The most revealing shift in today’s labor markets is not the rise of AI or remote work. It is the quiet erosion of the job description as the primary unit of economic organization.
For decades, companies structured work around roles—static containers of responsibility tied to hierarchy, compensation bands, and career progression. Skills were embedded within these roles, assumed rather than dynamically mapped. That architecture is now misaligned with the velocity of global change.
Technological acceleration is the obvious catalyst. Automation and generative AI are fragmenting tasks within roles, redistributing some to machines and amplifying others. In North America’s technology and financial services sectors, we see entire layers of analytical work redefined within quarters, not years. In parts of Europe, regulatory complexity adds another dimension, forcing rapid capability adjustments in areas such as data governance and sustainability compliance. Across Asia, demographic divergence—aging populations in Japan and South Korea, youthful labor surges in India and Southeast Asia—further complicates how skills are sourced and deployed.
The result is a labor market where role stability is declining, even when employment levels remain resilient.
Yet the transition to a skills-based economy is uneven. Paradoxically, organizations report persistent talent shortages while millions remain underemployed. The gap is not simply about quantity; it is about portability. Skills acquired in one context often lack recognition or translation in another. Educational systems, particularly in Europe and parts of Asia, remain credential-oriented, while employers increasingly prioritize demonstrable capabilities.
The Skills-First Workforce
- Skills as the New Currency of Talent
- From Job Titles to Capability Portfolios
- Dynamic Workforce Allocation
- Continuous Reskilling as Business Strategy
- Internal Talent Marketplaces
- Employability Over Employment
This misalignment creates hidden inefficiency. Companies continue to recruit for roles defined by legacy frameworks, overlooking adjacent skills that could be rapidly redeployed. Internal mobility remains constrained by job architecture rather than capability mapping. In effect, firms operate with latent talent locked behind outdated structures.
For leadership, the implications are structural. Moving to a skills-over-roles model requires dismantling entrenched systems—compensation frameworks, career ladders, performance metrics—built around positional hierarchy. It demands granular visibility into workforce capabilities, often enabled by digital talent marketplaces and internal skills taxonomies. But technology alone does not resolve the challenge. Cultural resistance to fluidity can be as significant as technical barriers.
The competitive advantage of tomorrow will belong to organizations that engineer capability, not just manage talent.
There is also a geopolitical layer.

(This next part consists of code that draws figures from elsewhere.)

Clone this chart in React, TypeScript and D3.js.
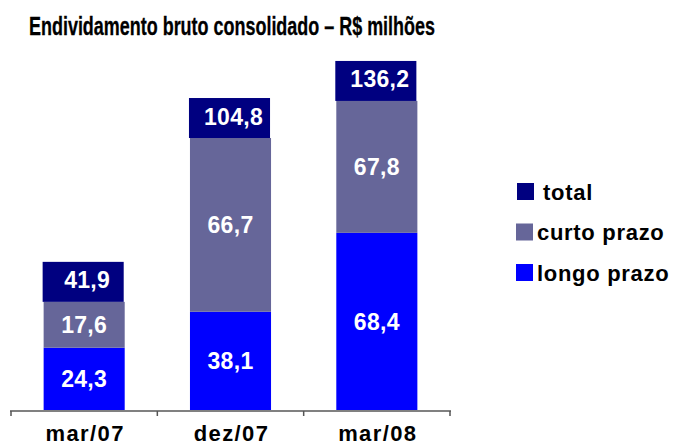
import React from "react";
import * as d3 from "d3";

const categories = ["mar/07", "dez/07", "mar/08"];
const longoPrazo = [24.3, 38.1, 68.4];
const curtoPrazo = [17.6, 66.7, 67.8];
const totals = [41.9, 104.8, 136.2];
const legendItems = [
  { key: "total", label: "total", color: "#000080" },
  { key: "curto", label: "curto prazo", color: "#666699" },
  { key: "longo", label: "longo prazo", color: "#0000FF" },
];
const fmt = (v: number) => v.toFixed(1).replace(".", ",");

const W = 680;
const H = 445;
const BASE = 411;
const BOX_H = 40;
const FONT = "'Liberation Sans', Arial, Helvetica, sans-serif";

export default function App() {
  const x = d3
    .scaleBand<string>()
    .domain(categories)
    .range([11, 450])
    .paddingInner(0.446)
    .paddingOuter(0.223);
  // axis compressed above ~105 (broken scale as in the original)
  const y = d3.scaleLinear().domain([0, 105, 140]).range([BASE, 137.5, 96.5]);
  const bw = x.bandwidth();
  const step = x.step();
  const ticks = d3.range(categories.length + 1).map((i) => 11 + i * step);

  const segTxt = {
    fill: "#fff",
    fontFamily: FONT,
    fontWeight: 700,
    fontSize: 23,
    letterSpacing: 0.3,
    textAnchor: "middle" as const,
    dominantBaseline: "central" as const,
  };

  return (
    <svg
      width={W}
      height={H}
      style={{ position: "absolute", left: 0, top: 0, background: "#fff" }}
    >
      <text
        x={29}
        y={34.5}
        fontFamily={FONT}
        fontWeight={700}
        fontSize={25}
        textLength={406}
        lengthAdjust="spacingAndGlyphs"
        fill="#000"
        stroke="#000"
        strokeWidth={0.3}
      >
        Endividamento bruto consolidado – R$ milhões
      </text>

      {categories.map((c, i) => {
        const x0 = x(c)!;
        const cx = x0 + bw / 2;
        const yL = y(longoPrazo[i]);
        const yT = y(longoPrazo[i] + curtoPrazo[i]);
        return (
          <g key={c}>
            <rect x={x0} y={yL} width={bw} height={BASE - yL} fill="#0000FF" />
            <rect x={x0} y={yT} width={bw} height={yL - yT} fill="#666699" />
            <rect x={x0 - 1} y={yT - BOX_H} width={bw} height={BOX_H} fill="#000080" />
            <text {...segTxt} x={cx} y={(yL + BASE) / 2}>
              {fmt(longoPrazo[i])}
            </text>
            <text {...segTxt} x={cx} y={(yL + yT) / 2}>
              {fmt(curtoPrazo[i])}
            </text>
            <text {...segTxt} x={cx + 3} y={yT - BOX_H / 2 - 1.5}>
              {fmt(totals[i])}
            </text>
            <text
              x={cx + 1}
              y={441}
              textAnchor="middle"
              fontFamily={FONT}
              fontWeight={700}
              fontSize={22}
              letterSpacing={1.4}
              fill="#000"
            >
              {c}
            </text>
          </g>
        );
      })}

      <line x1={10} x2={451} y1={BASE} y2={BASE} stroke="#808080" strokeWidth={2} />
      {ticks.map((t, i) => (
        <line key={i} x1={t} x2={t} y1={BASE} y2={BASE + 5} stroke="#555" strokeWidth={1.5} />
      ))}

      {legendItems.map((d, i) => {
        const sy = 183 + i * 40.5;
        return (
          <g key={d.key}>
            <rect x={i === 0 ? 517 : 516} y={sy} width={17} height={17} fill={d.color} />
            <text
              x={i === 0 ? 543 : 537}
              y={sy + 16.5}
              fontFamily={FONT}
              fontWeight={700}
              fontSize={22}
              letterSpacing={0.7}
              fill="#000"
            >
              {d.label}
            </text>
          </g>
        );
      })}
    </svg>
  );
}
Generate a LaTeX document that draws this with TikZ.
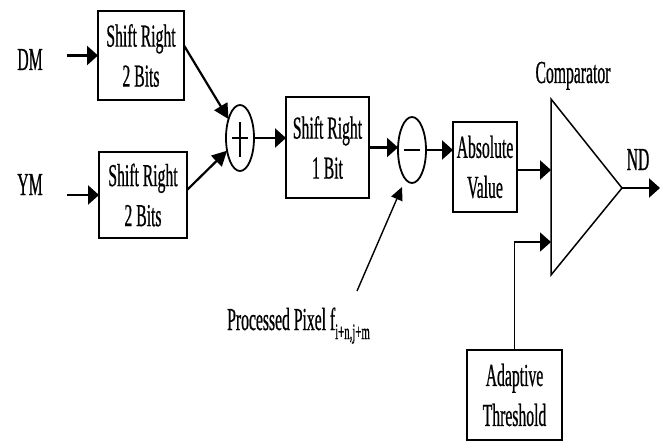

Governments in North America emphasize reskilling initiatives tied to digital competitiveness. The European Union frames skills within broader social mobility and sustainability agendas. Asian economies increasingly link workforce capability to national industrial strategy. These policy environments shape corporate expectations and incentives, creating divergence in how quickly organizations adopt skills-based models.
Second-order effects are emerging. As skills become the currency of employability, individuals invest more selectively in micro-credentials and modular learning. Career paths fragment. Organizational loyalty recalibrates around capability growth rather than tenure. This enhances agility but complicates retention. Companies that fail to provide visible skill development risk becoming transitional employers rather than long-term talent anchors.


There is also a subtler risk. In privileging skills, organizations may inadvertently commoditize labor further, reducing individuals to discrete capabilities rather than integrated contributors. The human dimensions of judgment, collaboration, and ethical reasoning do not map neatly into skill taxonomies. Over-atomization could erode cohesion, even as it enhances flexibility.
The strategic inflection point lies in integration. A skills-based approach cannot be a superficial overlay on role-centric systems. It must inform workforce planning, capital allocation, and even M&A strategy. Acquiring a company is increasingly a way to acquire scarce capabilities. Divestments may reflect skill obsolescence as much as market repositioning.
The new talent economy is not a clean evolution. It is a reconfiguration of how value is created and distributed across human capability. Leaders must decide whether to treat skills as a tactical response to shortages or as the foundation of a redesigned enterprise architecture.
The deeper question is not whether roles will disappear. It is whether organizations can move fast enough to recognize that in a world defined by volatility and technological flux, competitive advantage will accrue less to those with the most headcount, and more to those who understand—precisely and dynamically—what their people can actually do.